Sunday, May 18, 2025

1958-03-09 The Chain

Agnes Moorehead returns to the series for the second performance of the Joel Murcott script as the jealous, selfish, nagging woman who sends chain letters to people associated with her husband’s workplace. The letters result in a death and the breakup of her own marriage.

The original broadcast details and background about chain letters (popular at the time, and were used in political campaigns) can be found at

The program was recorded on Wednesday, February 26, 1958. Rehearsal began at 3:00pm and finished at 6:00pm. Recording started at 6:00pm and included time for in-studio edits. Further edits were done starting at 8:00pm and concluded at 10:00pm. It was in that session that George Walsh recorded his narrations for this and likely some upcoming episodes.

There are two recordings that have survived. The better recording for listening is a complete Armed Forces Radio Service one (AFRS#970) which replaces prior heavily edited AFRS aircheck recordings in poor sound.

There is a partial network aircheck from station WTOP-AM in Washington, DC that begins with act two. The ads for Rit clothing dye and Ex-Lax are in the recording. The ads for Kent cigarettes and an unspecified allocated ad spot from the beginning of the broadcast and between acts one and two are not because they were broadcast before the recording begins. A very few words of that ad can be heard before Walsh introduces act two. This aircheck recording is preserved for Suspense history purposes. For many years, this partial recording was the only audio of this broadcast.

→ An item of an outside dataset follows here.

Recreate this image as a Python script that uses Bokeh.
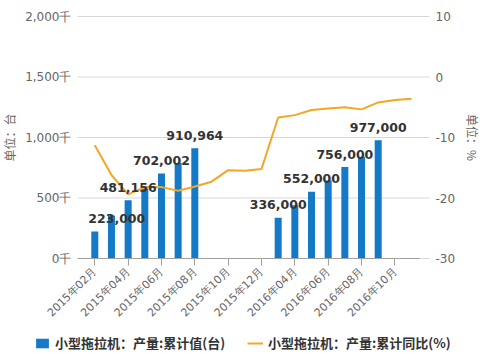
import math
from bokeh.plotting import figure
from bokeh.models import (ColumnDataSource, Range1d, LinearAxis, FixedTicker,
                          Legend, LegendItem, Label)
from bokeh.core.properties import value
from bokeh.embed import file_html
from bokeh.resources import INLINE

# ---------------- data ----------------
months = ["2015年02月", "2015年03月", "2015年04月", "2015年05月", "2015年06月",
          "2015年07月", "2015年08月", "2015年09月", "2015年10月", "2015年11月",
          "2015年12月", "2016年03月", "2016年04月", "2016年05月", "2016年06月",
          "2016年07月", "2016年08月", "2016年09月", "2016年10月", "2016年11月"]
production = [223000, 355000, 481156, 578000, 702002, 790000, 910964,
              None, None, None, None,
              336000, 440000, 552000, 645000, 756000, 840000, 977000,
              None, None]
growth = [-11.3, -16.2, -19.4, -18.2, -18.2, -18.8, -18.1, -17.3, -15.4, -15.5,
          -15.2, -6.7, -6.3, -5.45, -5.2, -5.0, -5.35, -4.2, -3.8, -3.6]
labeled_months = ["2015年02月", "2015年04月", "2015年06月", "2015年08月",
                  "2016年03月", "2016年05月", "2016年07月", "2016年09月"]
x_tick_labels = ["2015年02月", "2015年04月", "2015年06月", "2015年08月", "2015年10月",
                 "2015年12月", "2016年04月", "2016年06月", "2016年08月", "2016年10月"]
left_ticks = [0, 500000, 1000000, 1500000, 2000000]
left_tick_labels = ["0千", "500千", "1,000千", "1,500千", "2,000千"]
right_ticks = [-30, -20, -10, 0, 10]
right_tick_labels = ["-30", "-20", "-10", "0", "10"]
bar_name = "小型拖拉机：产量:累计值(台)"
line_name = "小型拖拉机：产量:累计同比(%)"
left_title = "单位：台"
right_title = "单位：%"

# ---------------- styles / geometry (pixels) ----------------
BLUE = "#1479c6"
ORANGE = "#f5a623"
GRID = "#d8d8d8"
TXT = "#666666"
NUM_FONT = "DejaVu Sans"
CJK_FONT = "Noto Sans CJK SC"

W, H = 482, 356          # whole canvas is the plotting frame
PLOT_L, PLOT_R = 77, 429  # plotting band
AXIS_END = 419            # end of the x axis line
PLOT_T, PLOT_B = 16, 258
CAT0, STEP = 94.3, 16.67  # first category centre, category spacing

def px_to_x(px):
    return (px - CAT0) / STEP

lmin, lmax = left_ticks[0], left_ticks[-1]
rmin, rmax = right_ticks[0], right_ticks[-1]
l_per_px = (lmax - lmin) / (PLOT_B - PLOT_T)
r_per_px = (rmax - rmin) / (PLOT_B - PLOT_T)

x_idx = list(range(len(months)))
bar_src = ColumnDataSource(dict(
    x=[i for i, v in enumerate(production) if v is not None],
    top=[v for v in production if v is not None],
))
line_src = ColumnDataSource(dict(x=x_idx, y=growth))

lab_x, lab_y, lab_t = [], [], []
for m in labeled_months:
    i = months.index(m)
    lab_x.append(i)
    lab_y.append(production[i])
    lab_t.append(f"{production[i]:,}")
lab_dx = [22 if k == 0 else 0 for k in range(len(lab_x))]
lab_src = ColumnDataSource(dict(x=lab_x, y=lab_y, text=lab_t, dx=lab_dx))

p = figure(frame_width=W, frame_height=H, output_backend="svg",
           toolbar_location=None,
           x_range=Range1d(px_to_x(0), px_to_x(W)),
           y_range=Range1d(lmin - (H - PLOT_B) * l_per_px, lmax + PLOT_T * l_per_px),
           min_border=0)
p.extra_y_ranges = {"pct": Range1d(rmin - (H - PLOT_B) * r_per_px,
                                   rmax + PLOT_T * r_per_px)}
p.outline_line_color = None
p.background_fill_color = "white"
p.border_fill_color = "white"
p.xgrid.visible = False
p.ygrid.visible = False

# horizontal gridlines over the plotting band
p.segment(x0=[px_to_x(PLOT_L)] * len(left_ticks), x1=[px_to_x(PLOT_R)] * len(left_ticks),
          y0=left_ticks, y1=left_ticks, line_color=GRID, line_width=1)

# bars
r_bar = p.vbar(x="x", top="top", width=0.42, source=bar_src,
               fill_color=BLUE, line_color=None)
# line
r_line = p.line(x="x", y="y", source=line_src, y_range_name="pct",
                line_color=ORANGE, line_width=2)
# value labels
p.text(x="x", y="y", text="text", source=lab_src, x_offset="dx", y_offset=-13,
       text_align="center", text_baseline="middle",
       text_font=value(NUM_FONT), text_font_style="bold",
       text_font_size="12.5px", text_color="#333333")

# x axis pinned at value 0
xax = p.xaxis[0]
xax.fixed_location = lmin
xax.bounds = (px_to_x(PLOT_L), px_to_x(AXIS_END))
tick_pos = [months.index(m) for m in x_tick_labels]
xax.ticker = FixedTicker(ticks=tick_pos)
xax.major_label_overrides = {months.index(m): m for m in x_tick_labels}
xax.major_label_orientation = math.pi / 4
xax.major_label_text_font = NUM_FONT
xax.major_label_text_font_size = "11px"
xax.major_label_text_color = TXT
xax.axis_line_color = "#a0a0a0"
xax.major_tick_line_color = "#a0a0a0"
xax.major_tick_out = 7
xax.major_tick_in = 0
xax.minor_tick_line_color = None
xax.major_label_standoff = 4

# left axis pinned at the band's left edge
yax = p.yaxis[0]
yax.fixed_location = px_to_x(PLOT_L)
yax.ticker = FixedTicker(ticks=left_ticks)
yax.major_label_overrides = dict(zip(left_ticks, left_tick_labels))
yax.axis_line_color = None
yax.major_tick_line_color = None
yax.major_tick_out = 0
yax.major_tick_in = 0
yax.minor_tick_line_color = None
yax.major_label_text_font = NUM_FONT
yax.major_label_text_font_size = "12px"
yax.major_label_text_color = TXT
yax.major_label_standoff = 6

# right axis pinned at the band's right edge
rax = LinearAxis(y_range_name="pct", ticker=FixedTicker(ticks=right_ticks),
                 fixed_location=px_to_x(PLOT_R))
rax.major_label_overrides = dict(zip(right_ticks, right_tick_labels))
rax.axis_line_color = None
rax.major_tick_line_color = None
rax.major_tick_out = 0
rax.major_tick_in = 0
rax.minor_tick_line_color = None
rax.major_label_text_font = NUM_FONT
rax.major_label_text_font_size = "12px"
rax.major_label_text_color = TXT
rax.major_label_standoff = 6
p.add_layout(rax, "right")

# axis titles
mid_y = H - (PLOT_T + PLOT_B) / 2
p.add_layout(Label(x=9, y=mid_y, x_units="screen", y_units="screen",
                   text=left_title, angle=math.pi / 2, text_align="center",
                   text_baseline="middle", text_font=CJK_FONT,
                   text_font_size="12px", text_color=TXT))
p.add_layout(Label(x=472, y=mid_y, x_units="screen", y_units="screen",
                   text=right_title, angle=-math.pi / 2, text_align="center",
                   text_baseline="middle", text_font=CJK_FONT,
                   text_font_size="12px", text_color=TXT))

# legend
legend = Legend(items=[LegendItem(label=bar_name, renderers=[r_bar]),
                       LegendItem(label=line_name, renderers=[r_line])],
                orientation="horizontal", location=(34, 4),
                glyph_width=16, glyph_height=12, label_height=12,
                label_standoff=5, spacing=22, padding=0, margin=0,
                border_line_color=None, background_fill_alpha=0,
                label_text_font=CJK_FONT, label_text_font_size="13px",
                label_text_font_style="bold", label_text_color="#333333",
                label_text_baseline="middle")
p.add_layout(legend, "center")

open("out.html", "w").write(file_html(p, INLINE))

The ad at the end the aircheck, just before the station ID, is for Sealtest Black Raspberry Royale ice cream. The product was released in 1958, verifying the aircheck recording date.

LISTEN TO THE PROGRAM or download in FLAC or mp3
https://archive.org/details/TSP580309

THE CAST

AGNES MOOREHEAD (Leonora), John McIntire (George Carpenter), Ellen Morgan (Abbe Reynolds / Operator), Jay Novello (Peter Kerchevski), Herb Ellis (Burt Reynolds), Larry Dobkin (Lt. Marsh), George Walsh (Narrator)

John McIntire and Jay Novello played the same roles in the 1950 broadcast.